Justin Mortimer (b.1970) is a British artist whose paintings consistently invite us to question the relationship between subject matter and content, beauty and horror, and between figuration and abstraction. While the imagery is almost exclusively pitiless, the texturing of the paint, the play between light and shade and the passages that lead from photo-realist definition to near-abstract formlessness are so sensitively handled as to make the work at least partially redemptive as well as to indicate a key philosophical dimension: the oblique relationship between evidence and interpretation.
Read MoreMortimer's new paintings reflect upon a world in a state of disorder. Mortimer is an avid observer of the social and political upheaval that is the staple of the international news agenda and here are echoes of recent events in Ukraine, Venezuela, Syria and Afghanistan.

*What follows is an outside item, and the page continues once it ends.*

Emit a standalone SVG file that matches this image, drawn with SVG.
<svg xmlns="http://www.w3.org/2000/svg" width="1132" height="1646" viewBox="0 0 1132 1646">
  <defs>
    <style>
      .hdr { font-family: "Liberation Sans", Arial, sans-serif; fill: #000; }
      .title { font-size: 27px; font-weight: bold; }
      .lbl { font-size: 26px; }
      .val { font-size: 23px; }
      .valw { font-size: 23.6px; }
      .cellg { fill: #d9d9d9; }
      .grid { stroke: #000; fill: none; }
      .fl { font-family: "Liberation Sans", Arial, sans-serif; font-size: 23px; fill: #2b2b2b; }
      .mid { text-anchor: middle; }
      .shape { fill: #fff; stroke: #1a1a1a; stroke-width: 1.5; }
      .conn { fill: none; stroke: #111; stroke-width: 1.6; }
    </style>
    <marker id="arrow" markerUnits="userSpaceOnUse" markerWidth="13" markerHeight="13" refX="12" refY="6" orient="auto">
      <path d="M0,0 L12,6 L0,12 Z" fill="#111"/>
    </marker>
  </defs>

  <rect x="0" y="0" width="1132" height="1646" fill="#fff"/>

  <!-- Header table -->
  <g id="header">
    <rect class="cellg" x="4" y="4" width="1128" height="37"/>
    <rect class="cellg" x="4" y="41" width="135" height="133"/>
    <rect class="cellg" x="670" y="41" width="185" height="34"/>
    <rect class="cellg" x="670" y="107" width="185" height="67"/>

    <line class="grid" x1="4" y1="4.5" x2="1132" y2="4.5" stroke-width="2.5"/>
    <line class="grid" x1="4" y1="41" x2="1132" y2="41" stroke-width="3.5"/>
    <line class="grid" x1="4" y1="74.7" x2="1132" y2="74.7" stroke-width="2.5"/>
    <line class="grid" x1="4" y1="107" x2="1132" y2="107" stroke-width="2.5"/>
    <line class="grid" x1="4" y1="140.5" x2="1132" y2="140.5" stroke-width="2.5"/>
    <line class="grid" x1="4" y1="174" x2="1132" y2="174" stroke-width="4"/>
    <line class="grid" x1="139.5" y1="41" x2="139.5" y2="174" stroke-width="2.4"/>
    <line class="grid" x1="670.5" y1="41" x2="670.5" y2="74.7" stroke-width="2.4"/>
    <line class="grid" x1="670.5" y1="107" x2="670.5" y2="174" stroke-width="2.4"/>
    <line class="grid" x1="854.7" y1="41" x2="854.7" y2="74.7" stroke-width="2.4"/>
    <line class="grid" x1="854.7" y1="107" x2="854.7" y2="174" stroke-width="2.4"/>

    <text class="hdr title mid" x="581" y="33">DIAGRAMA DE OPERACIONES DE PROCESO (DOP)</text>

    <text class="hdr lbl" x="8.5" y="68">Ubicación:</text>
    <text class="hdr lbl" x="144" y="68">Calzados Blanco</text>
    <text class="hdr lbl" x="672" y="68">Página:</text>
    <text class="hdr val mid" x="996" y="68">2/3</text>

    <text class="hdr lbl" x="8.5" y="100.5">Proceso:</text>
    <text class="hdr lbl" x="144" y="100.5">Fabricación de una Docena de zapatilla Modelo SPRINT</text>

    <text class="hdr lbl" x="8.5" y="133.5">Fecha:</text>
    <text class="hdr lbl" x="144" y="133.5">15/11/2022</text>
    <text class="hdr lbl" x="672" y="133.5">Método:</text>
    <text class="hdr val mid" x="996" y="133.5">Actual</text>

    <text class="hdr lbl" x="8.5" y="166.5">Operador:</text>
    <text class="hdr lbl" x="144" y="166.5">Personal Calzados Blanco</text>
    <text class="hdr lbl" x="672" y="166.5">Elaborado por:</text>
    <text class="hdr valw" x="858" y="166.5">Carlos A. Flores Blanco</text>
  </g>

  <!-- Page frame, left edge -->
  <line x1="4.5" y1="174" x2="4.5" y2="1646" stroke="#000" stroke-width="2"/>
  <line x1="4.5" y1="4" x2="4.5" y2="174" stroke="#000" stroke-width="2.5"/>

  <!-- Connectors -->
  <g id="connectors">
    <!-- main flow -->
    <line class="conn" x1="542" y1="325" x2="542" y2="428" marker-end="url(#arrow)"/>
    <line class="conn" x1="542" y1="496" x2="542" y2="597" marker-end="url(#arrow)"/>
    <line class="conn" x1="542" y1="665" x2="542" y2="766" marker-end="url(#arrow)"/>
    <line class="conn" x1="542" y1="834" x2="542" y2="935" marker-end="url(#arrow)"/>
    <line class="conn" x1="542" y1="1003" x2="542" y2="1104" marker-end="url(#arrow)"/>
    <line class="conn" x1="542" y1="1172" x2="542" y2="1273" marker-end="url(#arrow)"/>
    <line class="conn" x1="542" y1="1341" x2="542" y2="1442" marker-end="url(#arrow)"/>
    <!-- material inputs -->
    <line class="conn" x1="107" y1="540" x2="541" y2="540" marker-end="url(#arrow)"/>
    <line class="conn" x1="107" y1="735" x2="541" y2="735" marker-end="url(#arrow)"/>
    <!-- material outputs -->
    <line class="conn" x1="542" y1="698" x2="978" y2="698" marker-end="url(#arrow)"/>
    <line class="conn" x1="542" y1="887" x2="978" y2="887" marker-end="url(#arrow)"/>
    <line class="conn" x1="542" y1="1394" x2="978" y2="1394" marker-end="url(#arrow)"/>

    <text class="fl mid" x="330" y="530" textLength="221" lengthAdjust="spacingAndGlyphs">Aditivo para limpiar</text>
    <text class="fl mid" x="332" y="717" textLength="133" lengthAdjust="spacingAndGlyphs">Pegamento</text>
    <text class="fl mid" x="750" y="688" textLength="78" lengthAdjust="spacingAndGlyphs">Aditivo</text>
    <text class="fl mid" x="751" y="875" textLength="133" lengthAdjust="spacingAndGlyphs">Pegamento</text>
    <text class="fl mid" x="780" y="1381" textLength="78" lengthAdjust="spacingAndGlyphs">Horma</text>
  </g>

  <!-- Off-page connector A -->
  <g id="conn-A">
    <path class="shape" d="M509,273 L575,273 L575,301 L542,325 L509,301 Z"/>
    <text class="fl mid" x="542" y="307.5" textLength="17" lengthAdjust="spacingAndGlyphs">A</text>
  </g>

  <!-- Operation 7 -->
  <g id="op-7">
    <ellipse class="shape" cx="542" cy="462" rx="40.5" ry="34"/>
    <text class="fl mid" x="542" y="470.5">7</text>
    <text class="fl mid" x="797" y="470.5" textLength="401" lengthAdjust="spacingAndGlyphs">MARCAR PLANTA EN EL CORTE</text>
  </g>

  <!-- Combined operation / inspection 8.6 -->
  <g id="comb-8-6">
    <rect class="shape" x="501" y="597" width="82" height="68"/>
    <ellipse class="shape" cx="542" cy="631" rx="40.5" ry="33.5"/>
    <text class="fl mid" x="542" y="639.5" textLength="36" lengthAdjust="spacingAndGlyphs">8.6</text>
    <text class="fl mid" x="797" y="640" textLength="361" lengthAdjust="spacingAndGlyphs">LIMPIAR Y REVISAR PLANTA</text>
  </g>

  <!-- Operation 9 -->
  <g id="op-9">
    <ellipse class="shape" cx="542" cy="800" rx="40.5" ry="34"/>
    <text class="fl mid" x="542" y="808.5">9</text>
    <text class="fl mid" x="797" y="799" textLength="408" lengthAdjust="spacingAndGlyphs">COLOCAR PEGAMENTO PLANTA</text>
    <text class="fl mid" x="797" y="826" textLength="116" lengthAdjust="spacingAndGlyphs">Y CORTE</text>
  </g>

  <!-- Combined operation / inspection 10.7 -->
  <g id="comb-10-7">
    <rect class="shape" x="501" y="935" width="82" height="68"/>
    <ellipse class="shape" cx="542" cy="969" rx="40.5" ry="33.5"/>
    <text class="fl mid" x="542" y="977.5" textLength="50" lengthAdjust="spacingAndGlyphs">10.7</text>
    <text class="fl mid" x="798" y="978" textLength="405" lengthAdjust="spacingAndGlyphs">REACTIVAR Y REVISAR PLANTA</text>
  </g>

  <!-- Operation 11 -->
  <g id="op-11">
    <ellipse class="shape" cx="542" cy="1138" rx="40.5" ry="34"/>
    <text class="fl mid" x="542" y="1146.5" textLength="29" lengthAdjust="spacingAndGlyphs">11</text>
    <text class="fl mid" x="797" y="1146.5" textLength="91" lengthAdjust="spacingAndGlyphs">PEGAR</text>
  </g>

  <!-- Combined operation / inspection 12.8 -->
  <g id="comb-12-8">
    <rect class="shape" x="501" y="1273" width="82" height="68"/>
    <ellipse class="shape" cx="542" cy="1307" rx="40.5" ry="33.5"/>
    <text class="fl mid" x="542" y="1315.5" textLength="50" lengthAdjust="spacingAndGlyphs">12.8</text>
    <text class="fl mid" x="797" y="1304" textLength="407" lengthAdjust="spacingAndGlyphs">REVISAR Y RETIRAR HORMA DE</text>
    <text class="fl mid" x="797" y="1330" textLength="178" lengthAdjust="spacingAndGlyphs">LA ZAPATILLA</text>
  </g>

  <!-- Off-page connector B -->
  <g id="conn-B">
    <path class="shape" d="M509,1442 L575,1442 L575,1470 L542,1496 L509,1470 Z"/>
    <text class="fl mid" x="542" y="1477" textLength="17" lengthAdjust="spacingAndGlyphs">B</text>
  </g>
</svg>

Yet Mortimer wrings from this tortured narrative of violence and oppression images of both hope and despair and well as a strange and troubling beauty.

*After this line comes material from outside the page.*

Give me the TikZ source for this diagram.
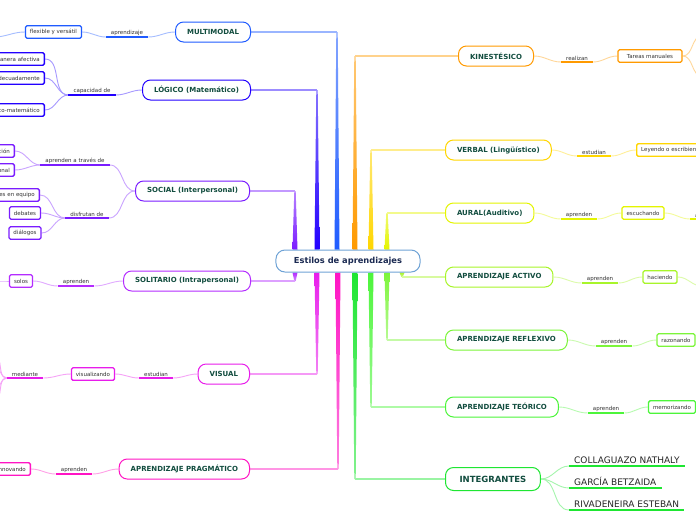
\documentclass[tikz,border=0pt]{standalone}
\usepackage{fontspec}
\setmainfont{DejaVu Sans}
\usetikzlibrary{calc,positioning,backgrounds}
\definecolor{cC}{HTML}{6FA3D6}
\definecolor{cRt}{HTML}{1B2A52}
\definecolor{cTx}{HTML}{124D3F}
\definecolor{cSub}{HTML}{333333}
\definecolor{cMM}{HTML}{1F5BFF}
\definecolor{cLO}{HTML}{2200FF}
\definecolor{cSO}{HTML}{7A1CFF}
\definecolor{cSI}{HTML}{B42CFF}
\definecolor{cVI}{HTML}{E81CEB}
\definecolor{cPR}{HTML}{FF14C4}
\definecolor{cKI}{HTML}{FF9A00}
\definecolor{cVE}{HTML}{FFD600}
\definecolor{cAU}{HTML}{E4F500}
\definecolor{cAC}{HTML}{A8F52A}
\definecolor{cRE}{HTML}{7CF53A}
\definecolor{cTE}{HTML}{4CF53A}
\definecolor{cIN}{HTML}{1EE632}
\begin{document}
\begin{tikzpicture}[x=1pt, y=-1pt,
  root/.style={draw=cC, line width=1pt, rounded corners=9pt, fill=white, minimum height=22pt, inner xsep=18pt, text=cRt, font=\bfseries\fontsize{8.3}{10}\selectfont},
  main/.style={draw=#1, line width=1pt, rounded corners=8pt, fill=white, minimum height=20pt, inner xsep=11.5pt, text=cTx, font=\bfseries\fontsize{7}{8}\selectfont},
  box/.style={draw=#1, line width=1.3pt, rounded corners=1.5pt, fill=white, minimum height=12.5pt, inner xsep=4.5pt, inner ysep=1pt, text=cSub, font=\fontsize{5.5}{6.5}\selectfont},
  lbl/.style={inner xsep=5pt, inner ysep=1.5pt, anchor=south, text=cSub, font=\fontsize{5.5}{6.5}\selectfont},
  mem/.style={inner xsep=5pt, inner ysep=2pt, text=black!85, font=\fontsize{9}{10}\selectfont},
  cc/.style={draw=#1!40, line width=0.9pt},
  ul/.style={draw=#1, line width=1.8pt}]
\useasboundingbox (0,0) rectangle (696,520);
\node[root] (c) at (348,261) {Estilos de aprendizajes};
% left branches
\node[main=cMM, anchor=east] (mm) at (251,32) {MULTIMODAL};
\node[main=cLO, anchor=east] (lo) at (251,90) {LÓGICO (Matemático)};
\node[main=cSO, anchor=east] (so) at (250,191) {SOCIAL (Interpersonal)};
\node[main=cSI, anchor=east] (si) at (251,281) {SOLITARIO (Intrapersonal)};
\node[main=cVI, anchor=east] (vi) at (250,374) {VISUAL};
\node[main=cPR, anchor=east] (pr) at (250,469) {APRENDIZAJE PRAGMÁTICO};
% right branches
\node[main=cKI, anchor=west] (ki) at (458,56) {KINESTÉSICO};
\node[main=cVE, anchor=west] (ve) at (445,150) {VERBAL (Lingüístico)};
\node[main=cAU, anchor=west] (au) at (445,213) {AURAL(Auditivo)};
\node[main=cAC, anchor=west] (ac) at (445,277) {APRENDIZAJE ACTIVO};
\node[main=cRE, anchor=west] (re) at (445,340) {APRENDIZAJE REFLEXIVO};
\node[main=cTE, anchor=west] (te) at (445,407) {APRENDIZAJE TEÓRICO};
\node[main=cIN, anchor=west, minimum height=23pt, inner xsep=14pt, font=\bfseries\fontsize{8.5}{10}\selectfont] (ig) at (445,479) {INTEGRANTES};
% left leaves
\node[lbl] (lMM) at (127,37) {aprendizaje};
\node[box=cMM] (flx) at (53.5,32) {flexible y versátil};
\node[lbl] (lLO) at (92,95) {capacidad de};
\node[box=cLO, anchor=east, text width=60pt, align=right] (lo1) at (45,59) {manera afectiva};
\node[box=cLO, anchor=east, text width=60pt, align=right] (lo2) at (45,78) {adecuadamente};
\node[box=cLO, anchor=east, text width=60pt, align=right] (lo3) at (45,110) {co-matemático};
\node[lbl] (lS1) at (75,165) {aprenden a través de};
\node[lbl] (lS2) at (87,218) {disfrutan de};
\node[box=cSO, anchor=east, text width=30pt, align=right] (so1) at (15,151) {ción};
\node[box=cSO, anchor=east, text width=30pt, align=right] (so2) at (15,170) {onal};
\node[box=cSO, anchor=east, text width=50pt, align=right] (so3) at (40,195) {les en equipo};
\node[box=cSO] (so4) at (25,213) {debates};
\node[box=cSO] (so5) at (25,233) {diálogos};
\node[lbl] (lSI) at (76,286) {aprenden};
\node[box=cSI] (si1) at (21,281) {solos};
\node[lbl] (lVI) at (156,378) {estudian};
\node[box=cVI] (vi1) at (93,374) {visualizando};
\node[lbl] (lVI2) at (25,378) {mediante};
\node[lbl] (lPR) at (74,474) {aprenden};
\node[box=cPR, anchor=east, text width=40pt, align=right] (pr1) at (31,469) {innovando};
% right leaves
\node[lbl] (lKI) at (577,62) {realizan};
\node[box=cKI, minimum width=64pt] (ki1) at (650,56) {Tareas manuales};
\node[lbl] (lVE) at (594,156) {estudian};
\node[box=cVE, anchor=west] (ve1) at (636,150) {Leyendo o escribiendo};
\node[lbl] (lAU) at (579,219) {aprenden};
\node[box=cAU] (au1) at (643,213) {escuchando};
\node[lbl, anchor=south west] (lAU2) at (690,219) {a través de};
\node[lbl] (lAC) at (600,283) {aprenden};
\node[box=cAC] (ac1) at (660,277) {haciendo};
\node[lbl] (lRE) at (614,346) {aprenden};
\node[box=cRE] (re1) at (676,340) {razonando};
\node[lbl] (lTE) at (606,413) {aprenden};
\node[box=cTE] (te1) at (672,407) {memorizando};
\node[mem, anchor=south west] (m1) at (569,466) {COLLAGUAZO NATHALY};
\node[mem, anchor=south west] (m2) at (569,488) {GARCÍA BETZAIDA};
\node[mem, anchor=south west] (m3) at (569,510) {RIVADENEIRA ESTEBAN};
% free ends
\coordinate (eMM) at (-6,37);
\coordinate (eSI) at (-6,281);
\coordinate (eV1) at (-6,356);
\coordinate (eV2) at (-6,366);
\coordinate (eV3) at (-6,390);
\coordinate (eV4) at (-6,400);
\coordinate (eK1) at (702,36);
\coordinate (eK2) at (702,76);
\coordinate (eAC) at (702,286);
\begin{scope}[on background layer]
\fill[white] (0,0) rectangle (696,520);
% trunks
\foreach \n/\col/\kx/\a/\t/\u in {mm/cMM/337/north/55/100, lo/cLO/317/north/55/100, so/cSO/295/north/55/100,
  si/cSI/295/south/100/55, vi/cVI/317/south/100/55, pr/cPR/338/south/100/55,
  ki/cKI/355/north/55/100, ve/cVE/371/north/55/100, au/cAU/387/north/55/100,
  ac/cAC/402/south/100/55, re/cRE/387/south/100/55, te/cTE/371/south/100/55, ig/cIN/355/south/100/55}{
  \coordinate (k) at (\kx,0);
  \coordinate (b) at (c.\a -| k);
  \coordinate (e) at (\n -| k);
  \shade[top color=\col!\t, bottom color=\col!\u] ([xshift=-2.5pt]b) -- ([xshift=2.5pt]b) -- ([xshift=0.7pt]e) -- ([xshift=-0.7pt]e) -- cycle;
  \draw[\col!45, line width=1.2pt] (e) -- (\n);
}
\foreach \i/\j/\k in {mm.west/lMM.south east/cMM, lMM.south west/flx.east/cMM, flx.west/eMM/cMM,
  lo.west/lLO.south east/cLO, lLO.south west/lo1.east/cLO, lLO.south west/lo2.east/cLO, lLO.south west/lo3.east/cLO,
  so.west/lS1.south east/cSO, so.west/lS2.south east/cSO, lS1.south west/so1.east/cSO, lS1.south west/so2.east/cSO,
  lS2.south west/so3.east/cSO, lS2.south west/so4.east/cSO, lS2.south west/so5.east/cSO,
  si.west/lSI.south east/cSI, lSI.south west/si1.east/cSI, si1.west/eSI/cSI,
  vi.west/lVI.south east/cVI, lVI.south west/vi1.east/cVI, vi1.west/lVI2.south east/cVI,
  lVI2.south west/eV1/cVI, lVI2.south west/eV2/cVI, lVI2.south west/eV3/cVI, lVI2.south west/eV4/cVI,
  pr.west/lPR.south east/cPR, lPR.south west/pr1.east/cPR}
  {\draw[cc=\k] (\i) to[out=180,in=0] (\j);}
\foreach \i/\j/\k in {ki.east/lKI.south west/cKI, lKI.south east/ki1.west/cKI, ki1.east/eK1/cKI, ki1.east/eK2/cKI,
  ve.east/lVE.south west/cVE, lVE.south east/ve1.west/cVE,
  au.east/lAU.south west/cAU, lAU.south east/au1.west/cAU, au1.east/lAU2.south west/cAU,
  ac.east/lAC.south west/cAC, lAC.south east/ac1.west/cAC, ac1.east/eAC/cAC,
  re.east/lRE.south west/cRE, lRE.south east/re1.west/cRE,
  te.east/lTE.south west/cTE, lTE.south east/te1.west/cTE,
  ig.east/m1.south west/cIN, ig.east/m2.south west/cIN, ig.east/m3.south west/cIN}
  {\draw[cc=\k] (\i) to[out=0,in=180] (\j);}
\end{scope}
% underlines
\foreach \l/\k in {lMM/cMM, lLO/cLO, lS1/cSO, lS2/cSO, lSI/cSI, lVI/cVI, lVI2/cVI, lPR/cPR, lKI/cKI, lVE/cVE,
  lAU/cAU, lAU2/cAU, lAC/cAC, lRE/cRE, lTE/cTE, m1/cIN, m2/cIN, m3/cIN}
  {\draw[ul=\k] (\l.south west) -- (\l.south east);}
\end{tikzpicture}
\end{document}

The unity of Mortimer's images keeps on breaking. Limbs are dislocated, space is disrupted. Elisions of imagery suggest a fragmented and fragmentary reality. This is not just a reflection of the ways in which one's perception of the contemporary world is a kind of ever-evolving collage of imagery culled from an ongoing overload of print and digital information and layered over and upon our retinal vision, but also a suggestion of the ways in which the very fabric of society is increasingly fractured. The world is constantly shifting, and Mortimer's paintings hint at the tectonic cracks and shifts appearing in the old world order. Put simply, the paintings depict a world in which nothing is stable or certain.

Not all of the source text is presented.